Goda reveals his intention to defect to the American Empire and is confronted by Section 9. He cannot be arrested, he claims, by way of a legal loophole; Kusanagi, acting on the orders of the Prime Minister by way of another legal loophole, shoots him dead. However, she is too late to prevent Kuze being executed by the CIS while he is held in custody.

That is the gist of the plot.  The animation is just as rich and thickly laid as the previous condensed movie and is in places a little better.  A noticeable difference is in the music.  There is a lot more music in this movie than the previous one and like last time I watched it in Japanese with sub titles.  The music is always rather odd, happy jolly tunes during a vicious knife fight, to those used to American action films but the tunes are well composed and add to the atmosphere.

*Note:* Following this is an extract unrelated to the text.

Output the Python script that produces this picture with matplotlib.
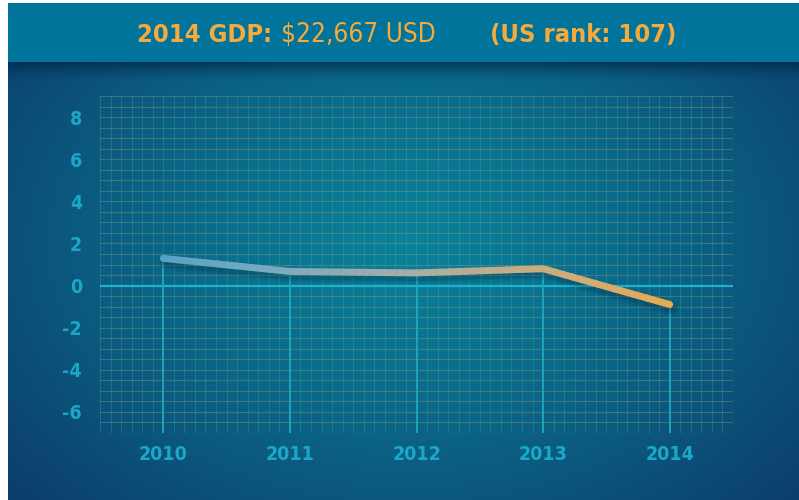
import numpy as np
import matplotlib
matplotlib.use("Agg")
import matplotlib.pyplot as plt
from matplotlib.patches import Rectangle
from matplotlib.colors import LinearSegmentedColormap, to_rgb
from matplotlib import font_manager
from matplotlib.font_manager import FontProperties
import matplotlib.transforms as mtransforms

years = [2010, 2011, 2012, 2013, 2014]
growth = [1.29, 0.67, 0.6, 0.8, -0.9]
y_ticks = [-6, -4, -2, 0, 2, 4, 6, 8]
x_ticks = years
title_bold = "2014 GDP:"
title_value = "$22,667 USD"
title_rank = "(US rank: 107)"

# look for a condensed face
cond_bold, cond_reg = None, None
for f in font_manager.fontManager.ttflist:
    st = str(f.stretch).lower()
    nm = f.name.lower()
    if st in ("condensed", "semi-condensed", "extra-condensed") or "condensed" in nm or "narrow" in nm \
            or "condensed" in f.fname.lower() or "narrow" in f.fname.lower():
        if f.style != "normal":
            continue
        w = f.weight if isinstance(f.weight, int) else (700 if "bold" in str(f.weight) else 400)
        if w >= 600 and cond_bold is None:
            cond_bold = f.fname
        elif w < 600 and cond_reg is None:
            cond_reg = f.fname

if cond_bold:
    FP_B = FontProperties(fname=cond_bold)
    FP_R = FontProperties(fname=cond_reg) if cond_reg else FontProperties(fname=cond_bold)
    bsize, rsize, tsize = 18.3, 18.8, 14
else:
    FP_B = FontProperties(family="Liberation Sans", weight="bold")
    FP_R = FontProperties(family="Liberation Sans")
    bsize, rsize, tsize = 16, 17, 12.5

W, H = 799, 500
fig = plt.figure(figsize=(W / 100, H / 100), dpi=100)
fig.patch.set_facecolor("white")

# background radial gradient
bg = fig.add_axes([8 / W, 0, (W - 8) / W, (H - 3) / H])
bg.set_axis_off()
yy, xx = np.mgrid[0:H, 0:W - 8]
cx, cy = 400, 240
r = np.sqrt(((xx - cx) / 520) ** 2 + ((yy - cy) / 380) ** 2)
r = np.clip(r, 0, 1)
c_in = np.array(to_rgb("#0a8199"))
c_out = np.array(to_rgb("#0c3e6c"))
t = r[..., None] ** 1.2
img = c_in[None, None, :] * (1 - t) + c_out[None, None, :] * t
bg.imshow(img, aspect="auto", extent=[0, 1, 0, 1], origin="upper")
bg.set_xlim(0, 1)
bg.set_ylim(0, 1)

# shadow under header
sh = fig.add_axes([8 / W, (H - 82) / H, (W - 8) / W, 20 / H])
sh.set_axis_off()
grad = np.linspace(0, 1, 50)[:, None]
sh.imshow(np.dstack([np.full((50, 2), 0.0), np.full((50, 2), 0.12), np.full((50, 2), 0.25),
                     0.6 * (1 - grad) ** 1.5 * np.ones((50, 2))]),
          aspect="auto", extent=[0, 1, 0, 1], origin="upper")

# header bar
hdr = fig.add_axes([8 / W, (H - 62) / H, (W - 8) / W, 59 / H])
hdr.set_axis_off()
hdr.add_patch(Rectangle((0, 0), 1, 1, color="#00749b", transform=hdr.transAxes))

orange = "#f4aa3c"
ty = (H - 35) / H
fig.text(137 / W, ty, title_bold, color=orange, fontproperties=FP_B, fontsize=bsize, va="center", ha="left")
fig.text(281 / W, ty, title_value, color=orange, fontproperties=FP_R, fontsize=rsize, va="center", ha="left")
fig.text(490 / W, ty, title_rank, color=orange, fontproperties=FP_B, fontsize=bsize, va="center", ha="left")

# main axes
ax = fig.add_axes([100 / W, (H - 433) / H, 633 / W, 337 / H])
ax.set_facecolor("none")
ax.set_xlim(2009.5, 2014.5)
ax.set_ylim(-7, 9)
for s in ax.spines.values():
    s.set_visible(False)

# minor grid
for v in np.arange(2009.5, 2014.5 + 1e-9, 1 / 12):
    ax.axvline(v, color="#3fb3c0", alpha=0.28, lw=0.8, zorder=1)
for hv in np.arange(-7, 9 + 1e-9, 0.5):
    ax.axhline(hv, color="#a3a56a", alpha=0.35, lw=0.8, zorder=1)

ax.axhline(0, color="#1fb2c8", lw=1.6, zorder=2)
for xv, yv in zip(years, growth):
    ax.plot([xv, xv], [yv, -7], color="#1ea7c2", lw=1.3, zorder=2, solid_capstyle="butt")

# soft shadow
for lw_, a_ in [(11, 0.06), (8, 0.08), (6, 0.1)]:
    ax.plot(years, growth, color="#001428", lw=lw_, alpha=a_, zorder=3,
            solid_capstyle="round", solid_joinstyle="round",
            transform=ax.transData + mtransforms.Affine2D().translate(2, -4))

# gradient line via clipped copies
cmap = LinearSegmentedColormap.from_list("g", ["#3d9cc8", "#74a9c2", "#a9aea6", "#d2ac74", "#f4a935"])
n = 80
edges = np.linspace(2009.4, 2014.6, n + 1)
for i in range(n):
    ln, = ax.plot(years, growth, color=cmap(i / (n - 1)), lw=5, zorder=4,
                  solid_capstyle="round", solid_joinstyle="round")
    ln.set_clip_path(Rectangle((edges[i] - 0.005, -10), edges[i + 1] - edges[i] + 0.01, 25,
                               transform=ax.transData))

tc = "#1ba8c8"
ax.set_yticks(y_ticks)
ax.set_yticklabels([str(v) for v in y_ticks])
ax.set_xticks(x_ticks)
ax.set_xticklabels([str(v) for v in x_ticks])
ax.tick_params(length=0, colors=tc)
ax.tick_params(axis="y", pad=13)
ax.tick_params(axis="x", pad=9)
for lab in ax.get_xticklabels() + ax.get_yticklabels():
    lab.set_fontproperties(FP_B)
    lab.set_fontsize(tsize)

fig.savefig("out.png", dpi=100, facecolor=fig.get_facecolor())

I have to say that this movie offered me less than Laughing Man did.  The Individual Eleven is a political thriller and as such has a rather complex plot and aside from several small action sequences throughout this movie is mainly conversation.  But it does contain quite a few frankly excellent sweeping cityscape views of the megacity where the characters reside which I watched back a couple of times.  There is little look into ‘ghosts’ or cyberbrains or what it is to be a cyborg but then this was well dealt with in Laughing Man.  There is a short sequence towards the end where a character called ‘Proto’ who I had assumed to be human throughout the movie is shot and revealed to be a ‘Milky Android’ a creature not like a cyborg and never human but artificial none the less.  Unexpected but a nice addition to the film.

The villain of the piece Gouda is a second rate foe and one of the main characters even says so to his face!  Compared to the threat of the Laughing Man, Gouda is not much of a match but I do not think he was meant to be.  Gouda is a ‘trigger’ character to set events in motion and bring about the potential nuclear annihilation of millions of refugees as is the point of the movie.  The real villain is the system, politics, inter-government relations and personalities which combine into something which bullets cannot correct.  The other character of importance is Kuze the ‘leader’ of the refugees.  Kuze is the target of Section 9’s attempts to resolve the threat.  He is a full military grade cyborg who just soaks up bullets.  A former soldier who retired from the world Kuze is attempting to link millions of minds to his own through a ‘hub’.  Drop a nuke on the refugees and Kuze will ‘evolve’ them into a new ‘net’ being.  Very similar to the Japanese Kami beliefs.

In conculsion this movie to me is not as good as the previous one but that is only my opinion.  I prefer action and technology in a plot over really intense political theory and there is a lot of this here.  It is well worth seeing if you have seen Laughing Man and would like to know more without the expense of buying the box series set.

GBS

2 thoughts on “The Individual Eleven (Ghost in the Shell Stand Alone Complex) – Review

  1. Have you seen TO? Just saw Eclipse Orbit and Simbiotic Planet.

    • Hello Edward,

      No I have not seen TO but I do have a little stack of anime still to watch and review including Sky Crawlers which you and I discussed last year. Thanks though I will look those up.